Output the material exactly, but drop every image it holds.

··········

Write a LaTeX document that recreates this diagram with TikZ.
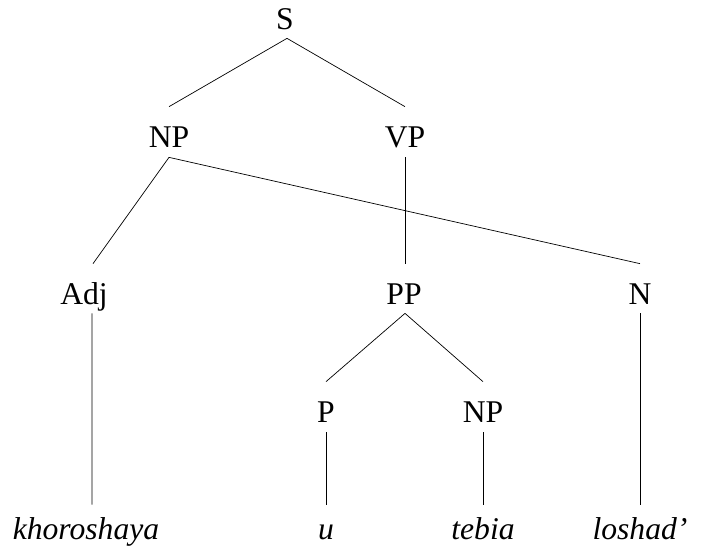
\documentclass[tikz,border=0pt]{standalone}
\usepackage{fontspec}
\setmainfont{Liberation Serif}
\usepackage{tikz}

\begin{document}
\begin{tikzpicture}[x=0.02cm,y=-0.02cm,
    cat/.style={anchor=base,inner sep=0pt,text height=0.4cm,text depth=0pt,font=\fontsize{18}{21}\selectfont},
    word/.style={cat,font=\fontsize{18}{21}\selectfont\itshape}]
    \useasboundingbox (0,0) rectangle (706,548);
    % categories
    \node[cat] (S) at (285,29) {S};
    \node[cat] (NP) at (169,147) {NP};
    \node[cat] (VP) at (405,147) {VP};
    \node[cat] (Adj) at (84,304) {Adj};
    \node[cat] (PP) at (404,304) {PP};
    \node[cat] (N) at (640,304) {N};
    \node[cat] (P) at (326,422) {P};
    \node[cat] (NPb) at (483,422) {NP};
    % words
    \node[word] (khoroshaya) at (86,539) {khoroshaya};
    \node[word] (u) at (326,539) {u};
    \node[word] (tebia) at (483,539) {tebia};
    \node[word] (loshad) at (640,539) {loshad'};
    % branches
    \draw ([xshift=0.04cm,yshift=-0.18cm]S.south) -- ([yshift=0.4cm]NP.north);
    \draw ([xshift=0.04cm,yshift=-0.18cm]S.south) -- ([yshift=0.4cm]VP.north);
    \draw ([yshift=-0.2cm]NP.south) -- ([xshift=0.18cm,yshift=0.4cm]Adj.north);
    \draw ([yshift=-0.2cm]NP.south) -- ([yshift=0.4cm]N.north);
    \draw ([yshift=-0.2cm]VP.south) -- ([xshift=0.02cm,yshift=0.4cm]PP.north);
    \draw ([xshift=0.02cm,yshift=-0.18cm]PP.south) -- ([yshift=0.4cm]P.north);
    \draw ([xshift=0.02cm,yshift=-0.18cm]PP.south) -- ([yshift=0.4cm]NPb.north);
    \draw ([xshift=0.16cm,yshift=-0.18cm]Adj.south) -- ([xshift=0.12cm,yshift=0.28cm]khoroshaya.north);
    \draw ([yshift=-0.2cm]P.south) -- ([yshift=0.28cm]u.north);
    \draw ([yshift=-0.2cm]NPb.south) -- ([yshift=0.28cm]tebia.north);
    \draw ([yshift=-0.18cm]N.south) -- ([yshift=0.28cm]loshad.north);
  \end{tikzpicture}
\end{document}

··········

> _Expected answer_
Write a LaTeX document that recreates this diagram with TikZ.
\documentclass[tikz,border=0pt]{standalone}
\usepackage{fontspec}
\setmainfont{Liberation Serif}
\usepackage{tikz}

\begin{document}
\begin{tikzpicture}[x=0.02cm,y=-0.02cm,
    cat/.style={anchor=base,inner sep=0pt,text height=0.4cm,text depth=0pt,font=\fontsize{18}{21}\selectfont},
    word/.style={cat,font=\fontsize{18}{21}\selectfont\itshape}]
    \useasboundingbox (0,0) rectangle (706,548);
    % categories
    \node[cat] (S) at (285,29) {S};
    \node[cat] (NP) at (169,147) {NP};
    \node[cat] (VP) at (405,147) {VP};
    \node[cat] (Adj) at (84,304) {Adj};
    \node[cat] (PP) at (404,304) {PP};
    \node[cat] (N) at (640,304) {N};
    \node[cat] (P) at (326,422) {P};
    \node[cat] (NPb) at (483,422) {NP};
    % words
    \node[word] (khoroshaya) at (86,539) {khoroshaya};
    \node[word] (u) at (326,539) {u};
    \node[word] (tebia) at (483,539) {tebia};
    \node[word] (loshad) at (640,539) {loshad'};
    % branches
    \draw ([xshift=0.04cm,yshift=-0.18cm]S.south) -- ([yshift=0.4cm]NP.north);
    \draw ([xshift=0.04cm,yshift=-0.18cm]S.south) -- ([yshift=0.4cm]VP.north);
    \draw ([yshift=-0.2cm]NP.south) -- ([xshift=0.18cm,yshift=0.4cm]Adj.north);
    \draw ([yshift=-0.2cm]NP.south) -- ([yshift=0.4cm]N.north);
    \draw ([yshift=-0.2cm]VP.south) -- ([xshift=0.02cm,yshift=0.4cm]PP.north);
    \draw ([xshift=0.02cm,yshift=-0.18cm]PP.south) -- ([yshift=0.4cm]P.north);
    \draw ([xshift=0.02cm,yshift=-0.18cm]PP.south) -- ([yshift=0.4cm]NPb.north);
    \draw ([xshift=0.16cm,yshift=-0.18cm]Adj.south) -- ([xshift=0.12cm,yshift=0.28cm]khoroshaya.north);
    \draw ([yshift=-0.2cm]P.south) -- ([yshift=0.28cm]u.north);
    \draw ([yshift=-0.2cm]NPb.south) -- ([yshift=0.28cm]tebia.north);
    \draw ([yshift=-0.18cm]N.south) -- ([yshift=0.28cm]loshad.north);
  \end{tikzpicture}
\end{document}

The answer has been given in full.